CALEXICO – California Senator Ben Hueso and State Assemblyman Eduardo Garcia visited Calexico last weekend to reveal the nuances of the new California state budget and how they believe Imperial County’s economic needs and endeavors align with the future plans of the rest of the state.      

“Assembly member Garcia and I wanted to convene a round table to talk about how we can get input from all of you in terms of how we can better assist you at the state level, and how we can work together to prioritize resources to make sure that Imperial County is a better place to live, a better place to work, and that Imperial County is part of a vibrant economy,” Hueso opened. 

Next year’s state budget is the largest budget in California’s history, and is the one that allocates the most amount of funding per pupil for education, he said.

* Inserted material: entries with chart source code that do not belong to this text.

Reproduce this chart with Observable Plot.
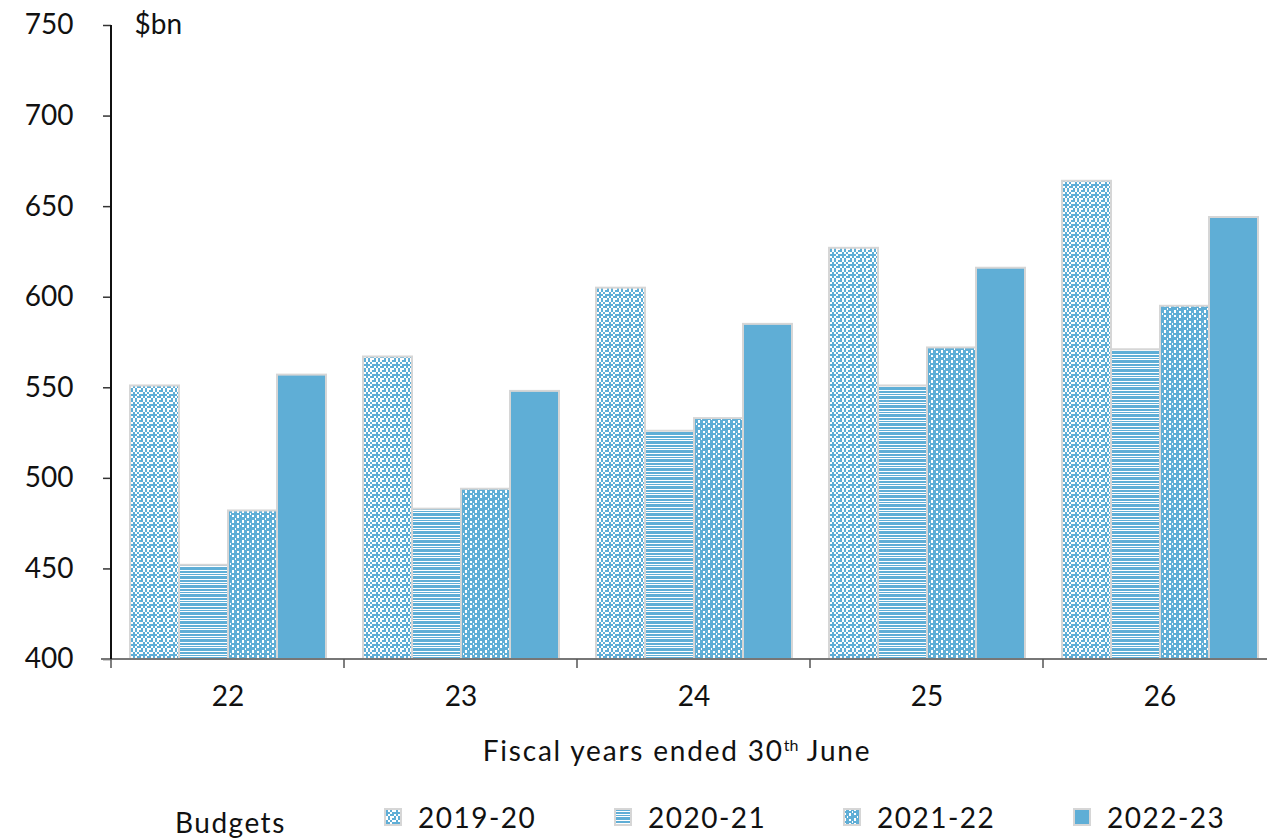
<!DOCTYPE html>
<html>
<head>
<meta charset="utf-8">
<script src="https://cdn.jsdelivr.net/npm/d3@7"></script>
<script src="https://cdn.jsdelivr.net/npm/@observablehq/plot@0.6"></script>
<style>
  html, body { margin: 0; padding: 0; background: #fff; }
  body { width: 1267px; height: 840px; overflow: hidden; font-family: Lato, "Open Sans", sans-serif; color: #111; }
  #chart svg { display: block; overflow: visible; }
  #xtitle { height: 60px; line-height: 60px; padding-left: 87px; width: 1180px; text-align: center; font-size: 28px; letter-spacing: 1.8px; }
  #xtitle sup { font-size: 16px; vertical-align: 0; position: relative; top: -10px; letter-spacing: 0; }
  #legend { position: relative; height: 60px; font-size: 28px; letter-spacing: 1.5px; }
  #legend .item { position: absolute; top: 23px; display: flex; align-items: center; height: 28px; }
  #legend .item svg { margin-right: 16px; }
  #legend .title { position: absolute; top: 28px; left: 175px; line-height: 28px; }
</style>
</head>
<body>
<div id="chart"></div>
<div id="xtitle">Fiscal years ended 30<sup>th</sup> June</div>
<div id="legend"></div>
<script>
const years = ["22", "23", "24", "25", "26"];
const budgets = ["2019-20", "2020-21", "2021-22", "2022-23"];
const v201920 = [551, 567, 605, 627, 664];
const v202021 = [452, 483, 526, 551, 571];
const v202122 = [482, 494, 533, 572, 595];
const v202223 = [557, 548, 585, 616, 644];
const yTicks = [400, 450, 500, 550, 600, 650, 700, 750];
const unitLabel = "$bn";
const legendTitle = "Budgets";

const blue = "#5FAED6";
const patternIds = ["pat1920", "pat2021", "pat2122", "pat2223"];

const seriesValues = [v201920, v202021, v202122, v202223];
const data = [];
years.forEach((yr, i) => {
  budgets.forEach((b, j) => data.push({year: yr, budget: b, value: seriesValues[j][i]}));
});

// Shared pattern definitions (document-level so legend swatches can use them too)
const defsSvg = d3.select("body").append("svg").attr("width", 0).attr("height", 0)
  .style("position", "absolute").style("left", "0").style("top", "0");
const defs = defsSvg.append("defs");
// 2019-20: checker pattern with 2px cells
{
  const p = defs.append("pattern").attr("id", patternIds[0]).attr("patternUnits", "userSpaceOnUse")
    .attr("width", 10).attr("height", 10);
  p.append("rect").attr("width", 10).attr("height", 10).attr("fill", "#fff");
  const cells = [[0,0],[2,0],[4,0],[1,1],[3,1],[0,2],[1,2],[2,2],[4,2],[1,3],[3,3],[4,3],[0,4],[2,4]];
  cells.forEach(([cx, cy]) => p.append("rect").attr("x", cx * 2).attr("y", cy * 2).attr("width", 2).attr("height", 2).attr("fill", blue));
}
// 2020-21: horizontal stripes
{
  const p = defs.append("pattern").attr("id", patternIds[1]).attr("patternUnits", "userSpaceOnUse")
    .attr("width", 8).attr("height", 9);
  p.append("rect").attr("width", 8).attr("height", 9).attr("fill", "#fff");
  p.append("rect").attr("y", 0).attr("width", 8).attr("height", 3).attr("fill", blue);
  p.append("rect").attr("y", 4).attr("width", 8).attr("height", 2).attr("fill", blue);
  p.append("rect").attr("y", 7).attr("width", 8).attr("height", 1).attr("fill", blue);
}
// 2021-22: blue with white blocks
{
  const p = defs.append("pattern").attr("id", patternIds[2]).attr("patternUnits", "userSpaceOnUse")
    .attr("width", 10).attr("height", 10);
  p.append("rect").attr("width", 10).attr("height", 10).attr("fill", blue);
  [[1,0,2,3],[6,1,2,2],[6,5,2,3],[1,5,2,2],[4,8,1,2],[9,3,1,2]].forEach(([x, y, w, h]) =>
    p.append("rect").attr("x", x).attr("y", y).attr("width", w).attr("height", h).attr("fill", "#fff"));
}
// 2022-23: solid
{
  const p = defs.append("pattern").attr("id", patternIds[3]).attr("patternUnits", "userSpaceOnUse")
    .attr("width", 8).attr("height", 8);
  p.append("rect").attr("width", 8).attr("height", 8).attr("fill", blue);
}
const fills = patternIds.map(id => `url(#${id})`);

const fontFamily = "Lato, 'Open Sans', sans-serif";
const chart = Plot.plot({
  width: 1267,
  height: 720,
  marginLeft: 110,
  marginRight: -10,
  marginTop: 25,
  marginBottom: 61,
  style: {fontFamily, fontSize: "27px", color: "#111", background: "#fff"},
  fx: {domain: years, padding: 0, label: null},
  x: {domain: budgets, paddingInner: 0, paddingOuter: 0.37, axis: null},
  y: {domain: [yTicks[0], yTicks[yTicks.length - 1]]},
  color: {type: "ordinal", domain: budgets, range: fills},
  marks: [
    Plot.axisFx({anchor: "bottom", tickSize: 0, tickPadding: 27, label: null, fontSize: 28}),
    Plot.axisY({ticks: yTicks, tickSize: 8, tickPadding: 30, label: null, stroke: "#333", strokeWidth: 1.5, fontSize: 28}),
    Plot.barY(data, {
      fx: "year", x: "budget", y1: yTicks[0], y2: "value", fill: "budget",
      stroke: "#d6d6d6", strokeWidth: 2
    }),
    Plot.text([unitLabel], {fx: () => years[0], frameAnchor: "top-left", lineAnchor: "middle", textAnchor: "start", dx: 23, fontSize: 28})
  ]
});
document.getElementById("chart").appendChild(chart);

// Axis lines and band boundary ticks using the chart's own scales
const fx = chart.scale("fx");
const y = chart.scale("y");
const svg = d3.select(chart);
const y0 = y.apply(yTicks[0]);
const yTop = y.apply(yTicks[yTicks.length - 1]);
const xLeft = fx.apply(years[0]);
const g = svg.append("g");
g.append("line").attr("x1", xLeft - 10).attr("x2", 1267).attr("y1", y0).attr("y2", y0)
  .attr("stroke", "#777").attr("stroke-width", 2);
years.forEach(yr => {
  const xb = fx.apply(yr);
  g.append("line").attr("x1", xb).attr("x2", xb).attr("y1", y0).attr("y2", y0 + 9)
    .attr("stroke", "#555").attr("stroke-width", 1.5);
});
g.append("line").attr("x1", xLeft).attr("x2", xLeft).attr("y1", yTop).attr("y2", y0)
  .attr("stroke", "#111").attr("stroke-width", 2);

// Legend
const legend = d3.select("#legend");
legend.append("div").attr("class", "title").text(legendTitle);
const legendLefts = [384, 614, 843, 1073];
budgets.forEach((b, i) => {
  const item = legend.append("div").attr("class", "item").style("left", legendLefts[i] + "px");
  const s = item.append("svg").attr("width", 18).attr("height", 18);
  s.append("rect").attr("x", 1).attr("y", 1).attr("width", 16).attr("height", 16)
    .attr("fill", fills[i]).attr("stroke", "#d6d6d6").attr("stroke-width", 2);
  item.append("span").text(b);
});
</script>
</body>
</html>
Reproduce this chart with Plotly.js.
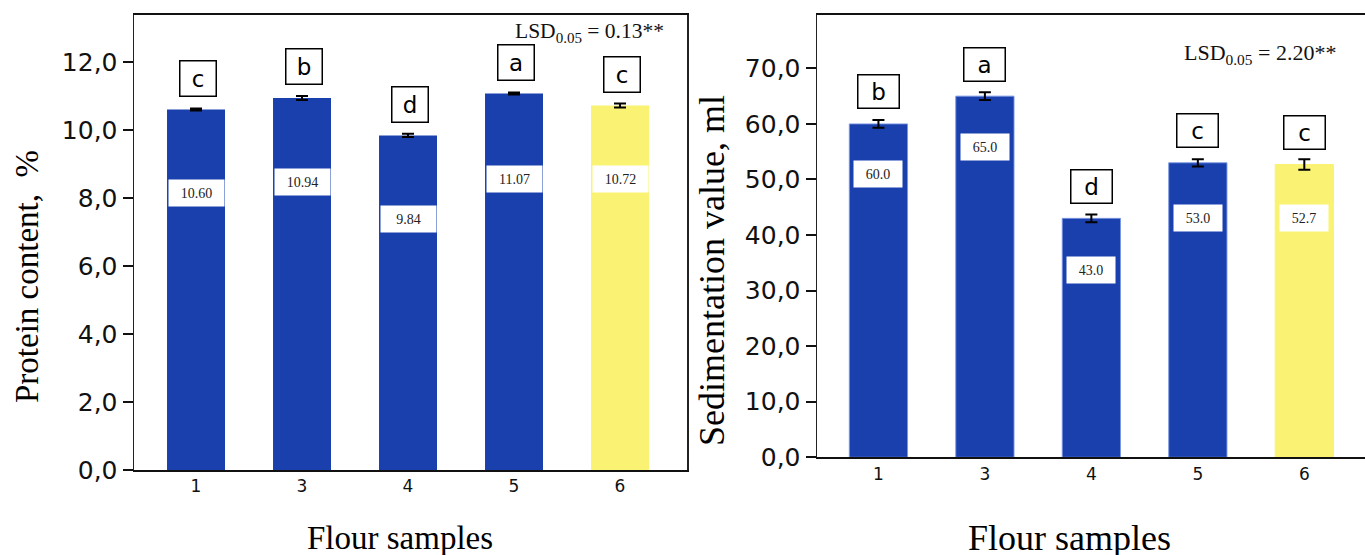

“Not only is our budget growing, but we are increasing our rainy-day funds. So, if ever our budget goes down in the future, we’re going to have funds that we are setting aside in the good years to make sure that we don’t make enormous budget cuts in the bad years,” said Hueso.

This year’s budget allocated $174 billion total, he said.  It is the largest budget for the state with the fifth largest economy in the nation as opposed to fifteenth in 2010.  Currently, California has the world’s sixth largest economy in a statistical tie with England, according to Hueso. 

Three billion dollars were added to the education fund, bringing it now to about $74 billion with $2.8 billion going to infrastructure and roads, he said.

“Fuel efficiency has really created a situation where our ability to maintain our roads is becoming almost impossible,” said Hueso.

A $5 billion annual fund will be designated to fix unfinished roadwork projects that will also in turn, create more employment opportunities, while $ 546 million was budgeted for greater access to health care, he said.

“We know that Imperial County needs health care in this area and we need to help our hospitals stay in business to make sure that everybody has access to quality health care,” stressed Hueso.  “We are inching along every year to do better and look what has happened – when people argued that our county can’t support these aspirations and that it would be too expensive, we are bringing more money to our state and all of these investments are having a positive effect at reducing unemployment and increasing our economic welfare.” 

Hueso also said the El Centro California Highway Patrol Office will receive $30 million to fund the design phase of a new area office. Also, the Veteran Resource centers will receive an additional $5 million to help veterans more easily earn degrees at local universities and community colleges. 

The budget will increase healthcare reimbursement rates by 16 percent and MediCal benefits will be restored for the first time in nearly a decade, according to Hueso.

“If our economy is going to continue to grow, if the community here in Imperial County is going to continue to exist, we have to do something about the Salton Sea,” said Hueso. 

“This year we are pushing for a ten-year plan to improve the Salton Sea and work to reduce the impacts of the shrinking sea. We have to improve the poor air quality and the elimination of a sustainable environment that supports migratory birds and fish.  We have to find a solution to keep this body of water healthy,” added Hueso.

The companion bill to the budget is a state bond that will create a new obligation bond that the state could put on the ballot in 2018 for voters to create a $500 million bond for the renovation of the Salton Sea, he said. 

“We have some of the poorest air quality in the nation, and if the sea continues to decline, people will not be able to live here in a healthy fashion and we already have over 15,000 children that have been diagnosed with asthma,” concluded Hueso.